Andererseits bekommt die Deutsche Bahn auch staatliche Zuschüsse für den Erhalt des Schienennetzes. Wie das Kabinett erst Ende Juni 2019 beschlossen hat, werden im Rahmen einer neuen Finanzvereinbarung mit dem bundeseigenen Konzern, für 2020 bis 2029 insgesamt 51,4 Milliarden Euro reserviert. Die Bundeszuschüsse für Neu- und Ausbau-Projekte sollen 2022 um knapp 300 Millionen höher sein als bisher geplant und 2023 um 524 Millionen Euro höher. Auch für die Digitalisierung der Schiene sind zusätzliche Mittel vorgesehen. Solche Unterstützung bekommt der Flugverkehr natürlich nicht. Hier werden die großen Flughäfen, die Flugsicherung oder auch die Sicherheitsausgaben aus Gebühren finanziert, die die Fluggesellschaften und somit die Passagiere entrichten.
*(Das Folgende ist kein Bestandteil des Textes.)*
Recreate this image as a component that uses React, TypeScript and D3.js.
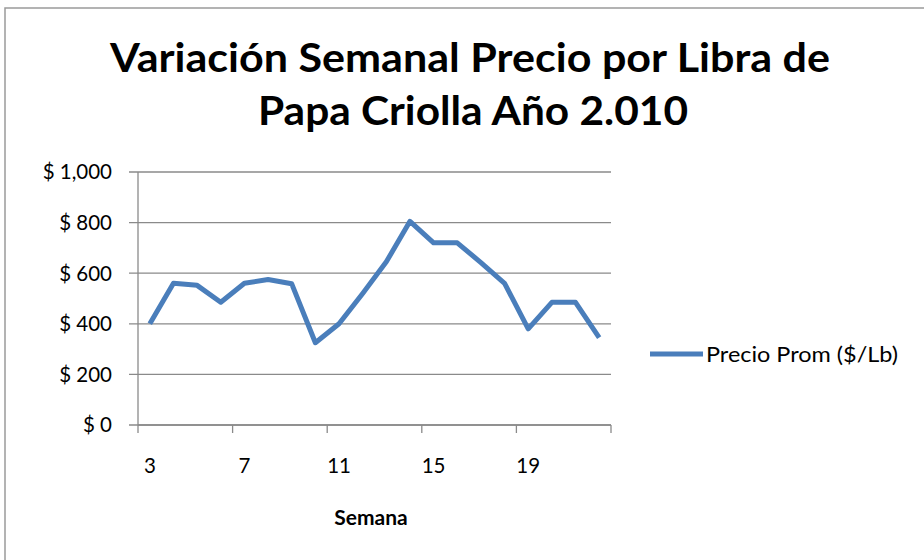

Dennoch entsteht oft der Eindruck, dass Flugtickets auf vielen Strecken verramscht werden, während Bahntickets ein vielfaches Kosten. Das liegt natürlich auch an der bisweilen aggressiven Werbung im Markt, kritisiert Lufthansa-Boss Carsten Spohr: „Das heißt aber auch, die Frage zu diskutieren, ob es Tickets unter 10 Euro braucht. Wir bieten diese nicht an und ich halte sie auch für unverantwortlich. Ökologisch, ökonomisch und auch politisch.“ Insgesamt betrachtet, ist Bahnfahren aber doch meist günstiger. Das hängt natürlich auch davon ab, ob es Sparpreisangebote gibt, ob eine Bahncard vorhanden ist oder ob Kinder mitreisen, die ja bis zum Alter von einschließlich 14 Jahren, bei der Bahn umsonst mitfahren. „Natürlich gibt es diese Fälle, in denen der Flugverkehr preiswerter ist“, sagt Philipp Kosok vom VCD, „aber alle Studien, die ich gesehen und gelesen habe, kommen zum selben Schluss: Mehrheitlich ist die Bahn die preiswertere Alternative.“

Natürlich lässt sich Fliegen auch verteuern. Aber ob eine Kerosinsteuer oder alternativ eine nationale CO2-Abgabe rechtlich überhaupt durchsetzbar sind bzw. im Alleingang Sinn machen, steht zur Diskussion. Einfacher wäre es vielleicht die Bahnpreise deutlich günstiger zu gestalten. Zwischen 20 und 30 Prozent, glaubt der VCD, wären da durchaus drin. Das käme nicht nur Urlaubsreisenden, sondern auch vielen Pendlern zugute. Eine Reduzierung der Mehrwertsteuer sowie eine Übernahme der Trassenpreise durch den Bund, also die Gebühren für die Benutzung des Schienennetzes, könnten das ermöglichen. Tatsächlich hat sich auch Bundesverkehrsminister Andreas Scheuer (CSU), vor dem Hintergrund der Klimadebatte, für eine Überprüfung der Ticketpreise der Deutschen Bahn ausgesprochen.